Cesare Pavese

Cesare Pavese nasceu em Stefano Belbo a 09 de Setembro de 1908. Foi poeta, romancista, tradutor, crítico literário e editor. Estudou filologia inglesa na Universidade de Turim. Dedicou grande parte da sua vida a traduzir autores como Walt Whitman, Herman Melville, James Joyce, Sherwood Anderson, Gertrude Stein, John Ernst Steinbeck e Ernest Miller Hemingway, entre outros. Os seus artigos anti-fascistas, publicados na revista Cultura, levaram à sua prisão e exílio em 1935.

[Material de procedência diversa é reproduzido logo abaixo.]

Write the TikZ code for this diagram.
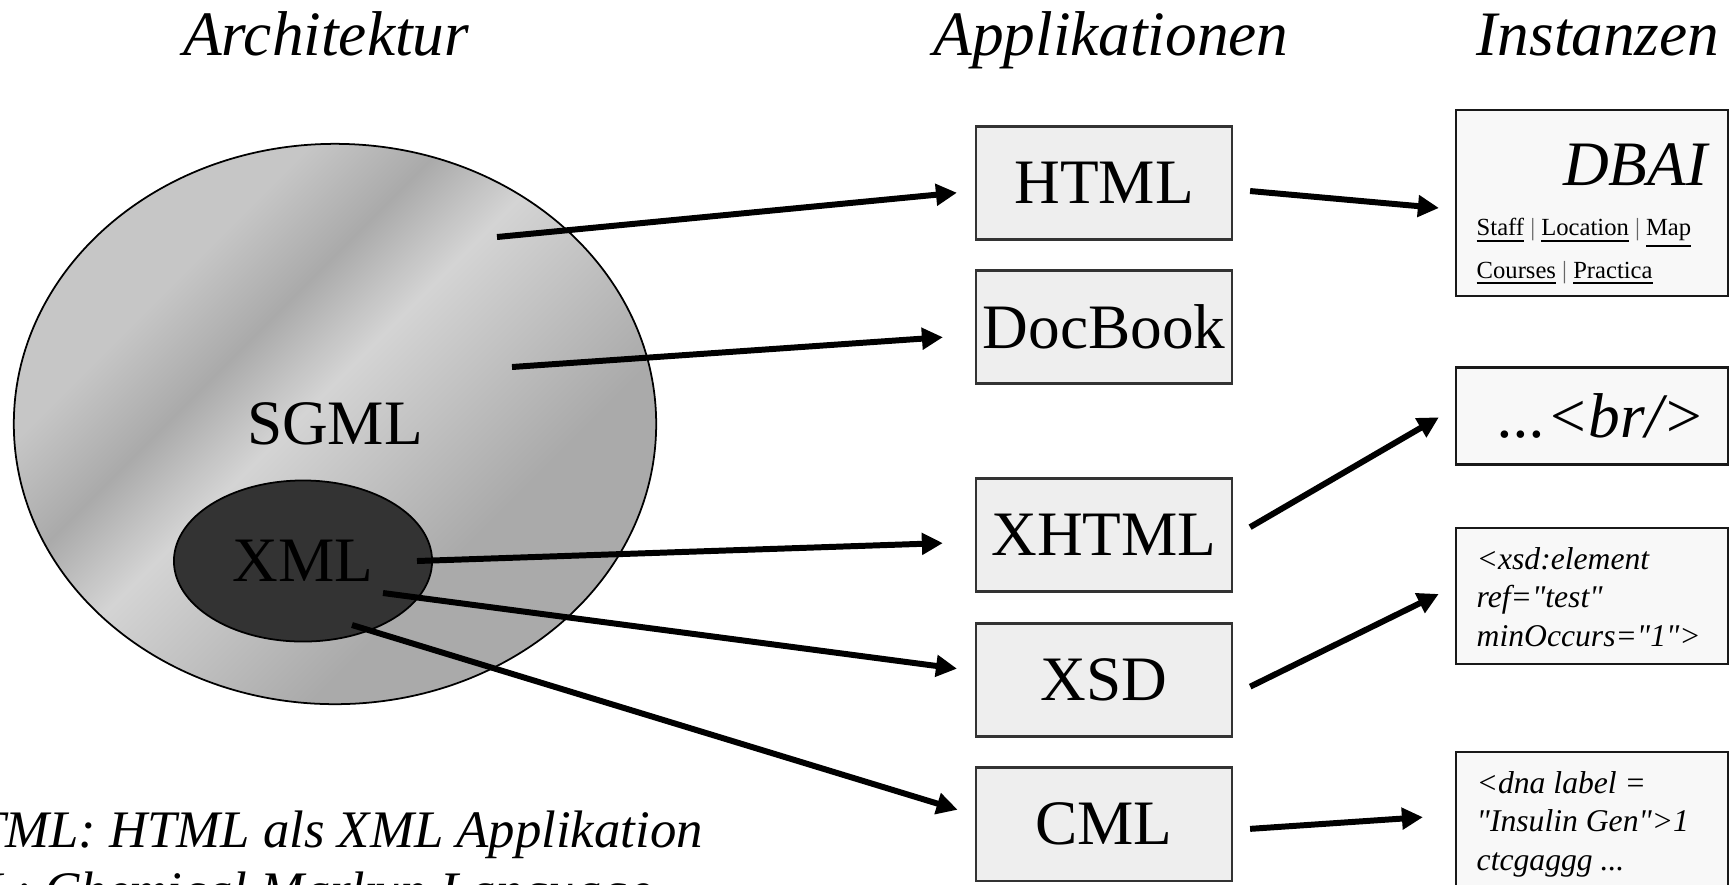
\documentclass[tikz,border=0pt]{standalone}
\usepackage{fontspec}
\setmainfont{Liberation Serif}[Ligatures=TeXOff]
\usetikzlibrary{shapes.geometric, arrows.meta, positioning}
\definecolor{appgray}{RGB}{238,238,238}
\definecolor{instgray}{RGB}{248,248,248}
\definecolor{xmldark}{RGB}{51,51,51}
\definecolor{sgmllight}{RGB}{212,212,212}
\definecolor{sgmldark}{RGB}{170,170,170}
\definecolor{sgmlmid}{RGB}{198,198,198}
\pgfdeclarehorizontalshading{sgmlstripes}{100bp}{color(0bp)=(sgmlmid); color(32bp)=(sgmlmid); color(40bp)=(sgmldark); color(47.5bp)=(sgmllight); color(65bp)=(sgmldark); color(100bp)=(sgmldark)}
\tikzset{
  heading/.style={anchor=base, inner sep=0pt, font=\fontsize{18}{20}\selectfont\itshape},
  appbox/.style={draw=black!80, fill=appgray, line width=0.6pt, minimum width=2.56cm, minimum height=1.13cm, inner sep=0pt, font=\fontsize{18}{20}\selectfont},
  instbox/.style={draw=black!90, fill=instgray, line width=0.6pt, minimum width=2.72cm, inner sep=0pt},
  insttext/.style={anchor=base west, inner sep=0pt, align=left, font=\fontsize{9}{10.95}\selectfont\itshape},
  conn/.style={line width=1.7pt, -{Triangle[length=0.21cm, width=0.21cm]}},
}
\begin{document}
\begin{tikzpicture}[x=0.01cm, y=-0.01cm]
  \useasboundingbox (0,0) rectangle (1731,884);
  \clip (0,0) rectangle (1731,884);

  % Headings
  \node[heading] (h-arch) at (326,55) {Architektur};
  \node[heading] (h-app) at (1111,55) {Applikationen};
  \node[heading] (h-inst) at (1598,55) {Instanzen};

  % Architektur
  \node[ellipse, draw=black, line width=0.5pt, shade, shading=sgmlstripes, shading angle=-45, minimum width=6.42cm, minimum height=5.6cm, inner sep=0pt, font=\fontsize{18}{20}\selectfont] (sgml) at (335,424) {SGML};
  \node[ellipse, draw=black, line width=0.5pt, fill=xmldark, minimum width=2.58cm, minimum height=1.61cm, inner sep=0pt, font=\fontsize{18}{20}\selectfont] (xml) at (303,561) {XML};

  \coordinate (sgml-a) at (497,237);
  \coordinate (sgml-b) at (512,367);
  \coordinate (xml-a) at (417,561);
  \coordinate (xml-b) at (383,593);
  \coordinate (xml-c) at (352,625);

  % Applikationen
  \node[appbox] (html) at (1104,183) {HTML};
  \node[appbox] (docbook) at (1104,327) {DocBook};
  \node[appbox] (xhtml) at (1104,535) {XHTML};
  \node[appbox] (xsd) at (1104,680) {XSD};
  \node[appbox] (cml) at (1104,824) {CML};

  % Instanzen
  \node[instbox, minimum height=1.86cm] (dbai) at (1592,203) {};
  \node[anchor=base east, inner sep=0pt, font=\fontsize{18}{20}\selectfont\itshape] (dbai-title) at (1708,185) {DBAI};
  \node[anchor=base west, inner sep=0pt, align=left, font=\fontsize{7}{11.95}\selectfont] (dbai-links) at (1476,278) {\underline{Staff} {\color{black!60}|} \underline{Location} {\color{black!60}|} \underline{Map}\\ \underline{Courses} {\color{black!60}|} \underline{Practica}};

  \node[instbox, minimum height=0.97cm, font=\fontsize{18}{20}\selectfont\itshape] (br) at (1592,416) {\hspace{0.2cm}...<br/>};

  \node[instbox, minimum height=1.36cm] (xsdinst) at (1592,596) {};
  \node[insttext] (xsdinst-text) at (1476,646) {<xsd:element\\ ref="test"\\ minOccurs="1">};

  \node[instbox, minimum height=1.36cm] (dna) at (1592,820) {};
  \node[insttext] (dna-text) at (1476,870) {<dna label =\\ "Insulin Gen">1\\ ctcgaggg ...};

  % Pfeile
  \draw[conn, shorten >=0.18cm] (sgml-a) -- ([yshift=-0.08cm]html.west);
  \draw[conn, shorten >=0.32cm] (sgml-b) -- ([yshift=-0.08cm]docbook.west);
  \draw[conn, shorten >=0.32cm] (xml-a) -- ([yshift=-0.07cm]xhtml.west);
  \draw[conn, shorten >=0.18cm] (xml-b) -- ([yshift=0.09cm]xsd.west);
  \draw[conn, shorten >=0.18cm] (xml-c) -- ([yshift=0.09cm]cml.west);

  \draw[conn, shorten <=0.17cm, shorten >=0.16cm] ([yshift=-0.065cm]html.east) -- ([yshift=-0.064cm]dbai.west);
  \draw[conn, shorten <=0.196cm, shorten >=0.185cm] ([yshift=-0.02cm]xhtml.east) -- ([yshift=0.08cm]br.west);
  \draw[conn, shorten <=0.19cm, shorten >=0.18cm] ([yshift=-0.15cm]xsd.east) -- ([yshift=0.10cm]xsdinst.west);
  \draw[conn, shorten <=0.17cm, shorten >=0.32cm] ([yshift=-0.06cm]cml.east) -- ([yshift=0.05cm]dna.west);

  % Erklaerung
  \node[anchor=base west, inner sep=0pt, align=left, font=\fontsize{15}{17.07}\selectfont\itshape] (note) at (-95,908) {XHTML: HTML als XML Applikation\\ CML: Chemical Markup Language};
\end{tikzpicture}
\end{document}
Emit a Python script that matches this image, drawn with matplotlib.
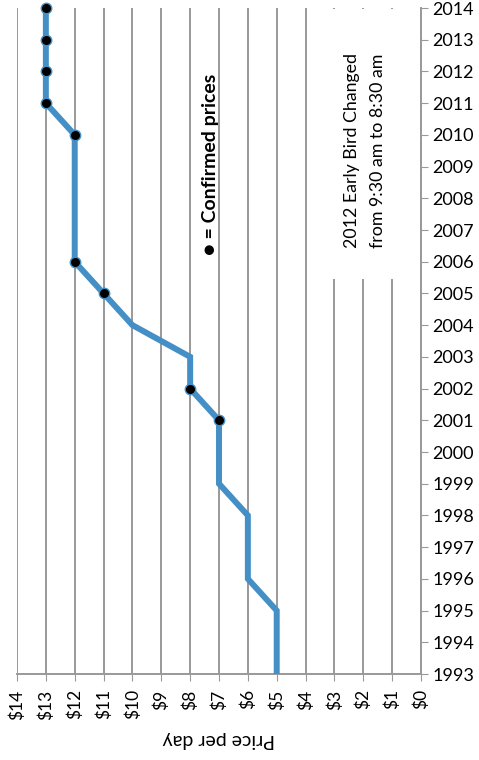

Suicidou-se no dia 26 de Agosto de  1950, num quarto de hotel em Turim. Algumas das páginas mais comoventes de Pavese encontram-se no seu diário que foi publicado postumamente, em 1952, com o título O ofício de viver.

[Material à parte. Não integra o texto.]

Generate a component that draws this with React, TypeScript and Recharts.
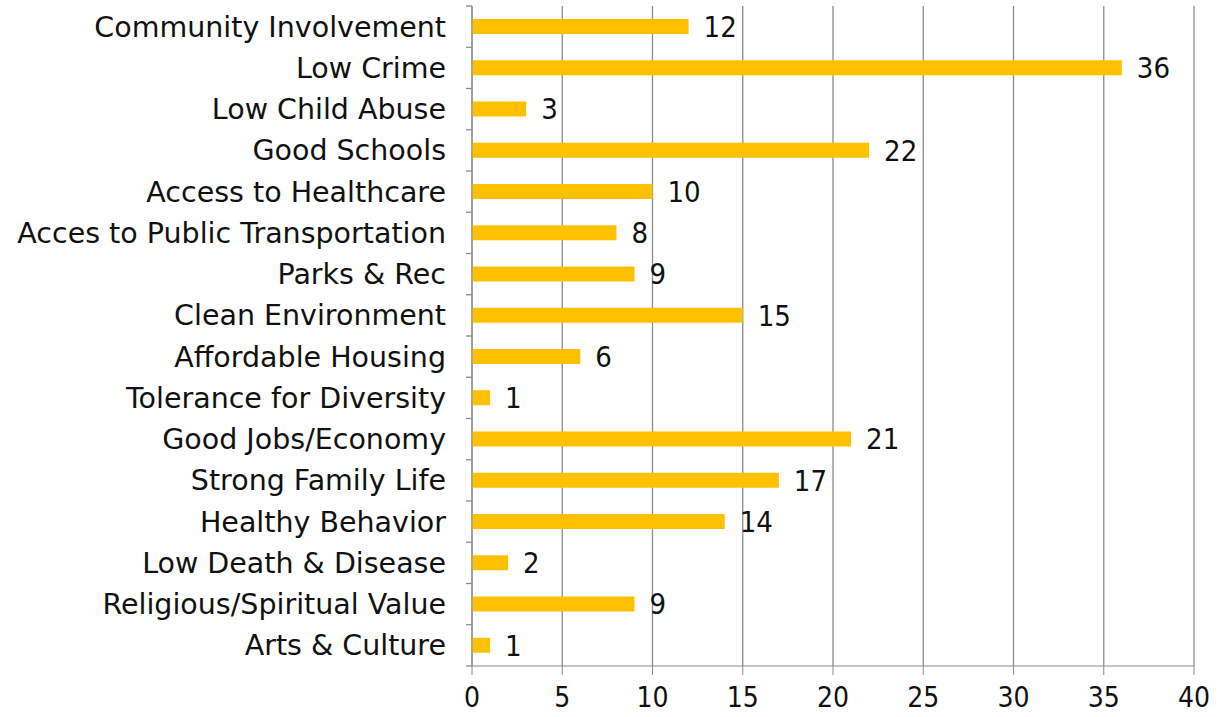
import React from 'react';
import { BarChart, Bar, XAxis, YAxis, CartesianGrid, LabelList } from 'recharts';

const categories = [
  'Community Involvement',
  'Low Crime',
  'Low Child Abuse',
  'Good Schools',
  'Access to Healthcare',
  'Acces to Public Transportation',
  'Parks & Rec',
  'Clean Environment',
  'Affordable Housing',
  'Tolerance for Diversity',
  'Good Jobs/Economy',
  'Strong Family Life',
  'Healthy Behavior',
  'Low Death & Disease',
  'Religious/Spiritual Value',
  'Arts & Culture',
];
const counts = [12, 36, 3, 22, 10, 8, 9, 15, 6, 1, 21, 17, 14, 2, 9, 1];
const xTicks = [0, 5, 10, 15, 20, 25, 30, 35, 40];

const data = categories.map((name, i) => ({ name, value: counts[i] }));

const FONT = '"DejaVu Sans", Verdana, sans-serif';
const NUM_FONT = '"DejaVu Sans Condensed", "DejaVu Sans", sans-serif';
const AXIS = '#8c8c8c';

// category label plus the small tick marks between bands
const CategoryTick = (props: any) => {
  const { x, y, payload, index } = props;
  const half = payload && payload.offset ? payload.offset : 20.6;
  const ax = x + 20;
  return (
    <g>
      <line x1={ax} x2={ax + 6} y1={y - half} y2={y - half} stroke={AXIS} strokeWidth={1.3} />
      {index === categories.length - 1 && (
        <line x1={ax} x2={ax + 6} y1={y + half} y2={y + half} stroke={AXIS} strokeWidth={1.3} />
      )}
      <text x={x} y={y} dy={10} textAnchor="end" fontSize={28.5} fontFamily={FONT} fill="#111">
        {payload.value}
      </text>
    </g>
  );
};

const App: React.FC = () => {
  return (
    <div style={{ position: 'absolute', left: 0, top: 0, background: '#fff' }}>
      <BarChart
        width={1220}
        height={717}
        data={data}
        layout="vertical"
        margin={{ top: 6, right: 26, left: 0, bottom: 0 }}
        barCategoryGap={0}
      >
        <CartesianGrid horizontal={false} stroke={AXIS} strokeWidth={1.3} />
        <XAxis
          type="number"
          domain={[0, 40]}
          ticks={xTicks}
          height={51}
          stroke={AXIS}
          tickSize={9}
          tickMargin={12}
          tick={{ fontSize: 28, fontFamily: NUM_FONT, fill: '#111' }}
        />
        <YAxis
          type="category"
          dataKey="name"
          width={472}
          stroke={AXIS}
          tickLine={false}
          tickSize={6}
          tickMargin={20}
          interval={0}
          tick={<CategoryTick />}
        />
        <Bar dataKey="value" fill="#FFC000" barSize={15} isAnimationActive={false}>
          <LabelList
            dataKey="value"
            position="right"
            offset={15}
            fontSize={29}
            fontFamily={NUM_FONT}
            fill="#111"
          />
        </Bar>
      </BarChart>
    </div>
  );
};

export default App;
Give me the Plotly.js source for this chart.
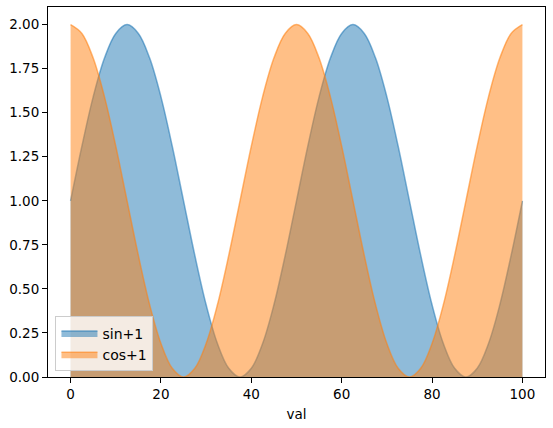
<!DOCTYPE html>
<html>
<head>
<meta charset="utf-8">
<script src="https://cdn.plot.ly/plotly-3.0.1.min.js"></script>
<style>html,body{margin:0;padding:0;background:#fff;}#chart{width:553px;height:428px;}</style>
</head>
<body>
<div id="chart"></div>
<script>
var val = [0, 2.5, 5, 7.5, 10, 12.5, 15, 17.5, 20, 22.5, 25, 27.5, 30, 32.5, 35, 37.5, 40, 42.5, 45, 47.5,
           50, 52.5, 55, 57.5, 60, 62.5, 65, 67.5, 70, 72.5, 75, 77.5, 80, 82.5, 85, 87.5, 90, 92.5, 95, 97.5, 100];
var sinPlus1 = [1.00, 1.31, 1.59, 1.81, 1.95, 2.00, 1.95, 1.81, 1.59, 1.31, 1.00, 0.69, 0.41, 0.19, 0.05, 0.00, 0.05, 0.19, 0.41, 0.69,
                1.00, 1.31, 1.59, 1.81, 1.95, 2.00, 1.95, 1.81, 1.59, 1.31, 1.00, 0.69, 0.41, 0.19, 0.05, 0.00, 0.05, 0.19, 0.41, 0.69, 1.00];
var cosPlus1 = [2.00, 1.95, 1.81, 1.59, 1.31, 1.00, 0.69, 0.41, 0.19, 0.05, 0.00, 0.05, 0.19, 0.41, 0.69, 1.00, 1.31, 1.59, 1.81, 1.95,
                2.00, 1.95, 1.81, 1.59, 1.31, 1.00, 0.69, 0.41, 0.19, 0.05, 0.00, 0.05, 0.19, 0.41, 0.69, 1.00, 1.31, 1.59, 1.81, 1.95, 2.00];
var seriesNames = ['sin+1', 'cos+1'];
var xTicks = [0, 20, 40, 60, 80, 100];
var yTicks = [0, 0.25, 0.5, 0.75, 1.0, 1.25, 1.5, 1.75, 2.0];

var traces = [
  {x: val, y: sinPlus1, name: seriesNames[0], type: 'scatter', mode: 'lines',
   line: {color: 'rgba(31,119,180,0.55)', width: 1.5, shape: 'spline', smoothing: 1},
   fill: 'tozeroy', fillcolor: 'rgba(31,119,180,0.5)'},
  {x: val, y: cosPlus1, name: seriesNames[1], type: 'scatter', mode: 'lines',
   line: {color: 'rgba(255,127,14,0.55)', width: 1.5, shape: 'spline', smoothing: 1},
   fill: 'tozeroy', fillcolor: 'rgba(255,127,14,0.5)'}
];

var axisFont = {family: 'DejaVu Sans', size: 13.5, color: '#000'};
var layout = {
  width: 553, height: 428,
  margin: {l: 48, r: 8, t: 7, b: 51},
  paper_bgcolor: '#fff', plot_bgcolor: '#fff',
  font: axisFont,
  showlegend: true,
  legend: {x: 0.015, y: 0.015, xanchor: 'left', yanchor: 'bottom',
           bgcolor: 'rgba(255,255,255,0.8)', bordercolor: '#cccccc', borderwidth: 1,
           font: {family: 'DejaVu Sans', size: 14, color: '#000'}, itemwidth: 36, tracegroupgap: 4},
  xaxis: {range: [-5, 105], tickvals: xTicks, ticks: 'outside', ticklen: 5, tickcolor: '#000',
          showline: true, linecolor: '#000', linewidth: 1, mirror: true, showgrid: false, zeroline: false,
          title: {text: 'val', font: axisFont, standoff: 8}},
  yaxis: {range: [0, 2.1], tickvals: yTicks, tickformat: '.2f', ticks: 'outside', ticklen: 5, tickcolor: '#000',
          showline: true, linecolor: '#000', linewidth: 1, mirror: true, showgrid: false, zeroline: false}
};

Plotly.newPlot('chart', traces, layout, {displayModeBar: false, staticPlot: true});
</script>
</body>
</html>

Em 1957 foi criado um prémio literário com o seu nome.  Alguns livros publicados em Portugal: A Lua e as Fogueiras, (Colecção Mil Folhas); O Ofício de Viver, (Relógio d’Água); O camarada, (Minerva); Trabalhar cansa (Livros Cotovia); O Vício absurdo, (&Etc); Diálogos com Leucó (Assírio & Alvim); Férias de Agosto (Quasi)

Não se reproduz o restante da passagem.